NEW YORK CITY-After months of controversy, the New York Public Library on Wednesday unveiled an architectural rendering of the proposed new layout of its iconic main building. The $300-million plan for the Stephen A. Schwarzman Building on 42nd Street includes some changes to the initial restoration program that likely will be welcome amendments for the many scholars, famed authors and ordinary citizens who have been loudly protesting some of the intended changes.
According to a NYPL press release, the design shows a modern, light-filled lending library with views of Bryant Park—the first circulating library in the building since the 1980s. The new library will offer the services and materials currently provided in the deteriorating Mid-Manhattan Library and the innovative Science, Industry and Business Library, both of which will be merged into the 42nd Street building.
Those two buildings—located at 455 Fifth Ave. at 40th Street, and 188 Madison Ave. at 34th Street, respectively—will be sold, with proceeds from those deals expected to help finance the renovation, according to Crain's New York Business.
At the same time, the design calls for the preservation of the landmark building's awe-inspiring public spaces—such as the Rose Main Reading Room, which will go unchanged—and the reopening of historic rooms long closed to the public.
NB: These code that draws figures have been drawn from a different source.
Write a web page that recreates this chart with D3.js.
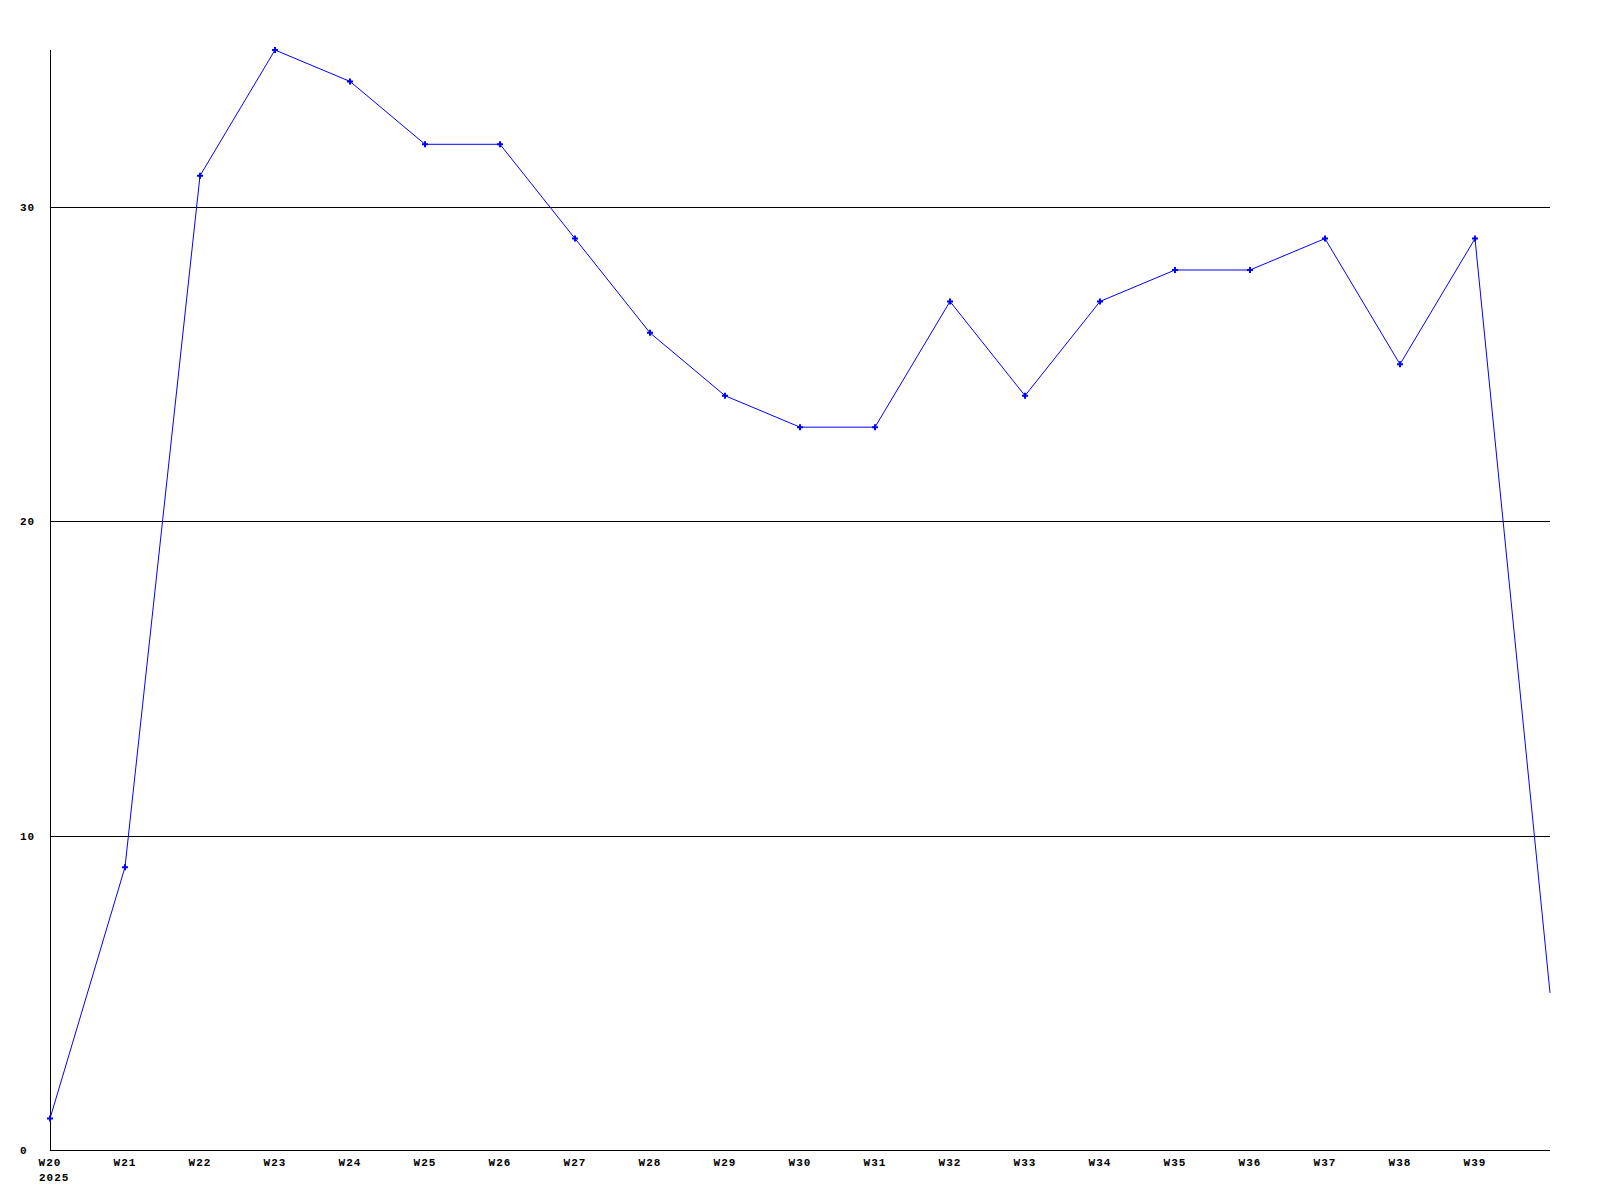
<!DOCTYPE html>
<html>
<head>
<meta charset="utf-8">
<script src="https://cdn.jsdelivr.net/npm/d3@7"></script>
<style>
  body { margin: 0; background: #fff; }
  svg text { font-family: "Liberation Mono", "DejaVu Sans Mono", monospace; font-weight: bold; font-size: 11px; letter-spacing: 1px; fill: #000; }
</style>
</head>
<body>
<svg id="chart" width="1600" height="1200"></svg>
<script>
// weekly values, W20 .. W39, plus the partial current week at the end
const weeks = ["W20", "W21", "W22", "W23", "W24", "W25", "W26", "W27", "W28", "W29",
               "W30", "W31", "W32", "W33", "W34", "W35", "W36", "W37", "W38", "W39"];
const values = [1, 9, 31, 35, 34, 32, 32, 29, 26, 24, 23, 23, 27, 24, 27, 28, 28, 29, 25, 29];
const lastValue = 5;      // partial week, no marker
const yTicks = [0, 10, 20, 30];
const yearLabel = "2025";

const margin = { top: 50, right: 50, bottom: 50, left: 50 };
const width = 1600, height = 1200;

const svg = d3.select("#chart");

const x = d3.scaleLinear()
    .domain([0, weeks.length])
    .range([margin.left, width - margin.right]);
const y = d3.scaleLinear()
    .domain([0, 35])
    .range([height - margin.bottom, margin.top]);

// grid lines
svg.append("g")
    .selectAll("line")
    .data(yTicks.filter(d => d > 0))
    .join("line")
    .attr("x1", x(0))
    .attr("x2", x(weeks.length))
    .attr("y1", d => Math.round(y(d)) + 0.5)
    .attr("y2", d => Math.round(y(d)) + 0.5)
    .attr("stroke", "#000")
    .attr("stroke-width", 1);

// axes
svg.append("line")
    .attr("x1", x(0) + 0.5).attr("x2", x(0) + 0.5)
    .attr("y1", y(35)).attr("y2", y(0))
    .attr("stroke", "#000");
svg.append("line")
    .attr("x1", x(0)).attr("x2", x(weeks.length))
    .attr("y1", y(0) + 0.5).attr("y2", y(0) + 0.5)
    .attr("stroke", "#000");

// y labels
svg.append("g")
    .selectAll("text")
    .data(yTicks)
    .join("text")
    .attr("x", 20)
    .attr("y", d => y(d))
    .attr("dy", "0.35em")
    .text(d => d);

// x labels
svg.append("g")
    .selectAll("text")
    .data(weeks)
    .join("text")
    .attr("x", (d, i) => x(i))
    .attr("y", 1166)
    .attr("text-anchor", "middle")
    .text(d => d);

svg.append("text")
    .attr("x", x(0) - 11)
    .attr("y", 1181)
    .text(yearLabel);

// line
const pts = values.map((v, i) => [x(i), y(v)]);
pts.push([x(weeks.length), y(lastValue)]);

svg.append("path")
    .attr("d", d3.line()(pts))
    .attr("fill", "none")
    .attr("stroke", "#0000ff")
    .attr("stroke-width", 1);

// markers
svg.append("g")
    .selectAll("path")
    .data(values)
    .join("path")
    .attr("transform", (d, i) => `translate(${x(i)},${y(d)})`)
    .attr("d", d3.symbol(d3.symbolCross, 20)())
    .attr("fill", "#0000ff");
</script>
</body>
</html>
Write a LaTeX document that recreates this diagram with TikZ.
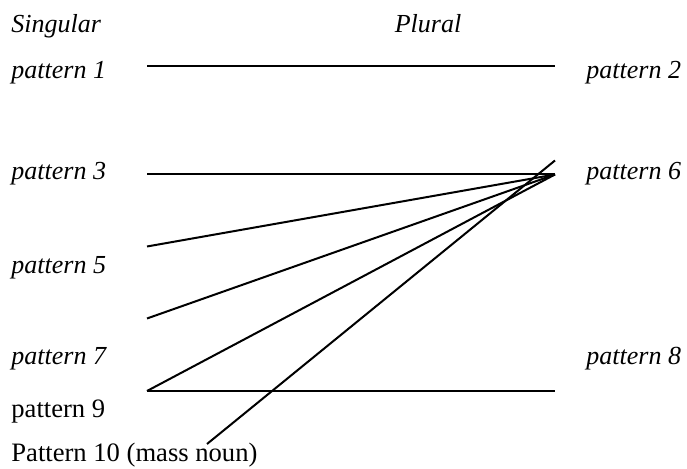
\documentclass[tikz,border=0pt]{standalone}
\usepackage{fontspec}
\setmainfont{Liberation Serif}
\begin{document}
\begin{tikzpicture}[x=0.5pt,y=-0.5pt,
  lbl/.style={anchor=base west,inner sep=0pt,font=\fontsize{13pt}{15pt}\selectfont\itshape},
  lblup/.style={anchor=base west,inner sep=0pt,font=\fontsize{13.3pt}{15pt}\selectfont},
  head/.style={anchor=base,inner sep=0pt,font=\fontsize{13pt}{15pt}\selectfont\itshape},
  link/.style={line width=1pt,black}]
\path[use as bounding box] (0,0) rectangle (687,469);
% labels
\node[lbl] (sing) at (11,33) {Singular};
\node[head] (plur) at (428,33) {Plural};
\node[lbl] (p1) at (11,79) {pattern 1};
\node[lbl] (p3) at (11,180) {pattern 3};
\node[lbl] (p5) at (11,274) {pattern 5};
\node[lbl] (p7) at (11,365) {pattern 7};
\node[lblup] (p9) at (11,418) {pattern 9};
\node[lblup] (p10) at (11,462) {Pattern 10 (mass noun)};
\node[lbl] (p2) at (586,79) {pattern 2};
\node[lbl] (p6) at (586,180) {pattern 6};
\node[lbl] (p8) at (586,365) {pattern 8};
% line end points
\coordinate (a1) at (147,66);
\coordinate (b2) at (555,66);
\coordinate (a3) at (147,174.5);
\coordinate (b6) at (555,174.5);
\coordinate (a5) at (147,246.5);
\coordinate (a5b) at (147,318.5);
\coordinate (a7) at (147,391);
\coordinate (b8) at (555,391);
\coordinate (a10) at (207,444);
\coordinate (b6t) at (555,160.5);
% connectors
\draw[link] (a1) -- (b2);
\draw[link] (a3) -- (b6);
\draw[link] (a5) -- (b6);
\draw[link] (a5b) -- (b6);
\draw[link] (a7) -- (b6);
\draw[link] (a7) -- (b8);
\draw[link] (a10) -- (b6t);
\end{tikzpicture}
\end{document}
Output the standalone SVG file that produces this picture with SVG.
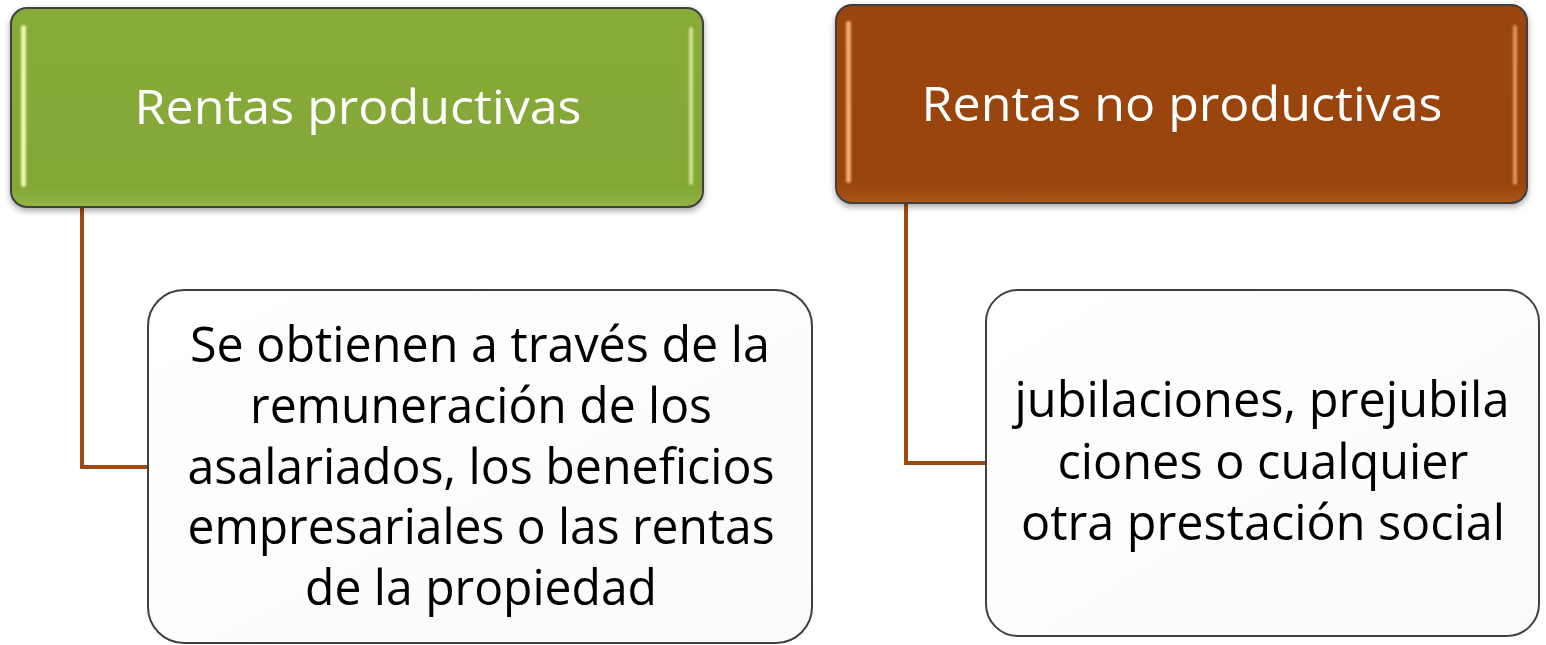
<svg xmlns="http://www.w3.org/2000/svg" width="1546" height="645" viewBox="0 0 1546 645">
<defs>
<filter id="shadow" x="-5%" y="-5%" width="110%" height="120%">
<feGaussianBlur in="SourceAlpha" stdDeviation="3"/>
<feOffset dx="0" dy="3" result="b"/>
<feComponentTransfer><feFuncA type="linear" slope="0.35"/></feComponentTransfer>
<feMerge><feMergeNode/><feMergeNode in="SourceGraphic"/></feMerge>
</filter>
<filter id="soft" x="-200%" y="-10%" width="500%" height="120%">
<feGaussianBlur stdDeviation="0.8"/>
</filter>
<linearGradient id="gGreen" x1="0" y1="0" x2="0" y2="1">
<stop offset="0" stop-color="#88AA39"/>
<stop offset="0.9" stop-color="#85A736"/>
<stop offset="1" stop-color="#92B446"/>
</linearGradient>
<linearGradient id="gBrown" x1="0" y1="0" x2="0" y2="1">
<stop offset="0" stop-color="#9A4509"/>
<stop offset="0.9" stop-color="#984407"/>
<stop offset="1" stop-color="#A9561B"/>
</linearGradient>
<linearGradient id="gWhite" x1="0" y1="0" x2="1" y2="1">
<stop offset="0" stop-color="#FFFFFF"/>
<stop offset="1" stop-color="#FAFAFA"/>
</linearGradient>
</defs>
<style>
.top{stroke:#3F3F3F;stroke-width:2}
.sub{fill:url(#gWhite);stroke:#404040;stroke-width:2}
.conn{fill:none;stroke:#A04A10;stroke-width:4}
.title{font-family:"Open Sans","Noto Sans","Liberation Sans",sans-serif;font-size:47px;fill:#FFFFFF;text-anchor:middle}
.body{font-family:"Open Sans","Noto Sans","Liberation Sans",sans-serif;font-size:49px;fill:#000000;text-anchor:middle}
.hlG{fill:#E8F7AE}
.hlB{fill:#F2AA6C}
</style>

<g id="connectors">
<polyline class="conn" points="82,207 82,467 149,467"/>
<polyline class="conn" points="906,203 906,463 987,463"/>
</g>

<g id="node-productivas">
<rect class="top" x="11" y="8" width="692" height="199" rx="16" fill="url(#gGreen)" filter="url(#shadow)"/>
<rect class="hlG" x="21" y="25" width="5" height="162" rx="2.5" filter="url(#soft)"/>
<rect class="hlG" x="689" y="27" width="4" height="158" rx="2" filter="url(#soft)" opacity="0.75"/>
<text class="title" x="358" y="124" textLength="447" lengthAdjust="spacingAndGlyphs">Rentas productivas</text>
</g>

<g id="node-no-productivas">
<rect class="top" x="836" y="5" width="691" height="198" rx="16" fill="url(#gBrown)" filter="url(#shadow)"/>
<rect class="hlB" x="846" y="21" width="5" height="162" rx="2.5" filter="url(#soft)"/>
<rect class="hlB" x="1513" y="25" width="4" height="160" rx="2" filter="url(#soft)" opacity="0.8"/>
<text class="title" x="1182" y="121" textLength="521" lengthAdjust="spacingAndGlyphs">Rentas no productivas</text>
</g>

<g id="node-productivas-desc">
<rect class="sub" x="148" y="290" width="664" height="353" rx="36"/>
<text class="body" x="480" y="362" textLength="580" lengthAdjust="spacingAndGlyphs">Se obtienen a través de la</text>
<text class="body" x="481" y="423" textLength="462" lengthAdjust="spacingAndGlyphs">remuneración de los</text>
<text class="body" x="481" y="484" textLength="587" lengthAdjust="spacingAndGlyphs">asalariados, los beneficios</text>
<text class="body" x="481" y="544" textLength="587" lengthAdjust="spacingAndGlyphs">empresariales o las rentas</text>
<text class="body" x="481" y="605" textLength="352" lengthAdjust="spacingAndGlyphs">de la propiedad</text>
</g>

<g id="node-no-productivas-desc">
<rect class="sub" x="986" y="290" width="553" height="346" rx="32"/>
<text class="body" x="1262" y="417" textLength="495" lengthAdjust="spacingAndGlyphs">jubilaciones, prejubila</text>
<text class="body" x="1263" y="479" textLength="411" lengthAdjust="spacingAndGlyphs">ciones o cualquier</text>
<text class="body" x="1263" y="540" textLength="484" lengthAdjust="spacingAndGlyphs">otra prestación social</text>
</g>
</svg>
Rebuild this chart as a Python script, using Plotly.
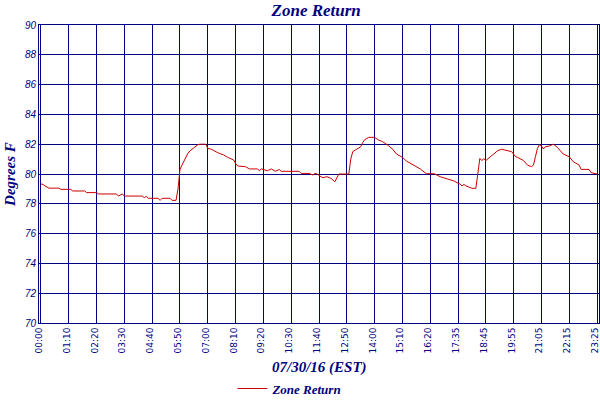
import plotly.graph_objects as go

# sample index (5-minute samples) and zone return temperature (deg F)
sample_index = [0, 1, 2, 4, 9, 10, 15, 16, 22, 23, 28, 29, 38, 39, 41, 42, 51, 52, 53, 54,
                59, 60, 61, 65, 66, 68, 69, 70, 71, 72, 73, 74, 75, 77, 79, 80, 83, 84, 86, 89,
                92, 94, 97, 98, 99, 103, 105, 109, 110, 111, 114, 116, 118, 120, 121, 130, 131, 135, 137, 138,
                139, 141, 142, 144, 146, 148, 150, 155, 156, 157, 159, 161, 162, 163, 165, 168, 170, 172, 175, 177,
                179, 182, 184, 188, 191, 194, 198, 201, 204, 208, 210, 211, 212, 213, 214, 216, 217, 219, 220, 221,
                222, 223, 224, 226, 228, 230, 232, 234, 235, 237, 239, 240, 243, 245, 247, 248, 249, 250, 251, 252,
                253, 254, 256, 258, 260, 261, 263, 266, 268, 271, 272, 276, 277, 280]
temperature_f = [79.33, 79.3, 79.2, 79.05, 79.05, 78.97, 78.97, 78.86, 78.86, 78.75, 78.75, 78.66, 78.66, 78.52, 78.66, 78.52, 78.52, 78.41, 78.5, 78.37,
                 78.37, 78.23, 78.37, 78.37, 78.23, 78.23, 79.0, 80.3, 80.6, 80.9, 81.1, 81.39, 81.55, 81.79, 81.97, 82.0, 82.0, 81.72, 81.65, 81.43,
                 81.28, 81.12, 80.94, 80.7, 80.54, 80.49, 80.34, 80.34, 80.22, 80.34, 80.22, 80.34, 80.18, 80.3, 80.18, 80.18, 80.04, 80.04, 79.93, 80.04,
                 80.0, 79.82, 79.75, 79.82, 79.71, 79.48, 80.0, 80.0, 81.0, 81.5, 81.68, 81.83, 82.1, 82.3, 82.46, 82.46, 82.28, 82.17, 81.9, 81.68,
                 81.34, 81.12, 80.87, 80.56, 80.34, 80.02, 80.02, 79.82, 79.71, 79.53, 79.38, 79.33, 79.2, 79.3, 79.2, 79.1, 79.04, 79.04, 80.04, 81.05,
                 80.9, 81.03, 80.9, 81.12, 81.34, 81.57, 81.66, 81.6, 81.54, 81.5, 81.16, 81.12, 80.9, 80.6, 80.49, 80.6, 81.16, 81.72, 81.97, 81.88,
                 81.68, 81.83, 81.88, 82.0, 81.79, 81.66, 81.34, 81.16, 80.83, 80.6, 80.31, 80.31, 80.09, 80.0]

tick_positions = [0, 14, 28, 42, 56, 70, 84, 98, 112, 126, 140, 154, 168, 182, 196, 210, 224, 238, 252, 266, 280]
tick_labels = ["00:00", "01:10", "02:20", "03:30", "04:40", "05:50", "07:00", "08:10", "09:20", "10:30",
               "11:40", "12:50", "14:00", "15:10", "16:20", "17:35", "18:45", "19:55", "21:05", "22:15", "23:25"]
y_ticks = [70, 72, 74, 76, 78, 80, 82, 84, 86, 88, 90]

NAVY = "#000080"
RED = "#cc0000"
title_font = dict(family="Liberation Serif", size=15, color=NAVY, style="italic", weight="bold")

fig = go.Figure()
fig.add_trace(go.Scatter(
    x=sample_index, y=temperature_f, mode="lines", name="Zone Return",
    line=dict(color=RED, width=1),
))

fig.update_layout(
    width=600, height=400,
    margin=dict(l=39, r=1, t=25, b=77, autoexpand=False),
    paper_bgcolor="white", plot_bgcolor="white",
    title=dict(text="Zone Return", x=0.495, xanchor="center", xref="paper", y=0.975, yanchor="middle",
               font=dict(family="Liberation Serif", size=17, color=NAVY, style="italic", weight="bold")),
    showlegend=True,
    legend=dict(orientation="h", x=0.448, xanchor="center", xref="paper", y=-0.22, yanchor="middle",
                font=dict(family="Liberation Serif", size=13, color=NAVY, style="italic", weight="bold"),
                itemwidth=30, bgcolor="rgba(0,0,0,0)"),
    xaxis=dict(
        range=[-1, 281], tickmode="array", tickvals=tick_positions, ticktext=tick_labels,
        tickangle=-90, tickfont=dict(family="DejaVu Sans", size=9, color=NAVY),
        ticklabeloverflow="allow", ticklabelshift=-2,
        showgrid=True, gridcolor=NAVY, gridwidth=1, zeroline=False, automargin=False,
        showline=True, linecolor=NAVY, linewidth=1, mirror=True, ticks="", ticklen=0,
    ),
    yaxis=dict(
        range=[70, 90], tickmode="array", tickvals=y_ticks,
        tickfont=dict(family="Liberation Sans", size=10, color=NAVY, style="italic"),
        showgrid=True, gridcolor=NAVY, gridwidth=1, zeroline=False, automargin=False,
        showline=True, linecolor=NAVY, linewidth=1, mirror=True, ticks="", ticklen=0,
    ),
    annotations=[
        dict(text="07/30/16 (EST)", xref="paper", yref="paper", x=0.5, y=-0.15, xanchor="center",
             yanchor="middle", showarrow=False, font=title_font),
        dict(text="Degrees F", xref="paper", yref="paper", x=-0.052, y=0.5, xanchor="center",
             yanchor="middle", textangle=-90, showarrow=False, font=title_font),
    ],
)

fig.write_html("out.html", config={"displayModeBar": False},
               post_script="document.body.style.margin='0';")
In addition, portions of the 101-year-old steel bookshelves that currently hold the core of the library's research collections—the obsolete “stacks,” which will be removed as part of the plan—will be incorporated into the new lending library, to be seen and enjoyed by the public for the first time.
Controversy that arose when the library announced its plans earlier in 2012 stemmed largely from the proposal to move most of the books in the stacks into storage in both nearby Bryant Park and in New Jersey to make room for the new circulating library. Researchers and authors feared that plan would result in long waits for the off-site books, while they were also concerned that the combination of research and public facilities would create an un-scholarly atmosphere.
In response, the library has revised its plan to create more space for books beneath the new circulating library so that 3.3 million of the research library's 4.5 million volumes will remain on site, according to The New York Times. Additionally, the new plan calls for books being stored to move to a large humidity-controlled chamber under Bryant Park. The Park is adjacent to the library. New Jersey was scratched from the plan.
The NYPL expects construction to begin in 2013, and to be completed in 2018, pending various approvals. All three buildings involved will remain open throughout construction.
The Library will submit its design to the Landmarks Preservation Commission to seek approvals for proposed modifications. The Central Library Plan calls for relatively minor work to the outside of the building, including a new emergency exit door, an updated loading dock, and replica windows. At about 100,000 square feet, the new library will be the largest indoor public space in New York, according to The Times.
“We are reasserting the library's main axis and its very special sequence of spaces, from the main Fifth Avenue entrance and the Astor Hall, through the Gottesman Hall, into the dramatic volume of the new circulating library, with views through to the park,” says architect Norman Foster, in a release. “Our design does not seek to alter the character of the building, which will remain unmistakably a library in its feel, in its details, materials, and lighting.”